Maintaining Motivation Whilst Distance Learning
For most students, whether studying in the classroom or by distance learning, their course of study is usually spread over many months, and in some cases, two or three years, and maintaining consistently high levels of motivation over such long periods is almost impossible. The reasons for this are many, and each of these reasons affects different individuals in different ways.
Firstly, in general terms, once you have started your course of studies, this event itself changes the balance in your life. Study time has to be planned and fitted into a pattern of life where it didn’t exist before. Family, friends, and work colleagues are all affected, to a lesser or greater degree, by your decision to study. The demands of studying, the planning, the organising of facilities, the concentration needed, the pressure of coursework and-or examination deadlines – all add stresses to your life that have to be managed effectively. Once the initial excitement of starting the course and setting out on the road to achieving a new objective has passed, then the pressures and the workload start to have more impact on your life.
Secondly, over these relatively long periods of study, you change. By this I mean that after one year, for example, you have gained more experience in your work role, you will have completed a large part of the course of studies. You may have been promoted, or been disappointed that you weren’t. Your work colleagues may have changed, or your manager may have been replaced with another. You may have changed jobs, moved to a new work location, or moved to a new home. You may have found new friends, or a new partner, be having relationship difficulties, or have become a father, or mother. You may feel unsure, albeit temporarily, that the course of studies is going to be as useful as you first thought, or the qualification as relevant to your career as you initially believed.
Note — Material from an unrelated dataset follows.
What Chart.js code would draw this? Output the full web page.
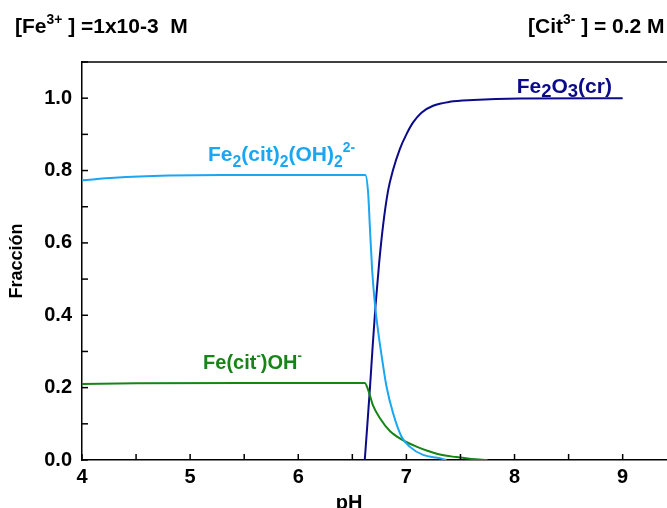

Thirdly, the people in your life will have changed, perhaps in small ways, perhaps in significant, major ways. Your partner and family members will also have changed, at least in some ways. If you have children they will have grown older, and perhaps become more demanding of your time. Your friends may have developed new interests, or moved away, or changed jobs, and are not as close as before. Any one or more of your family, friends, work colleagues, may have themselves changed jobs or started a course of studies, and taken on the pressures that accompany these.
Fourthly, a long course of studies will almost inevitably include areas of study that you are not excited about, or find boring, or which you can’t see the relevance of. Personally, I have always struggled with subjects like Statistics and Data Analysis, and motivating myself to study these was very difficult! Some of my colleagues love these subjects but dislike what they view as vague subjects such as those around managing people.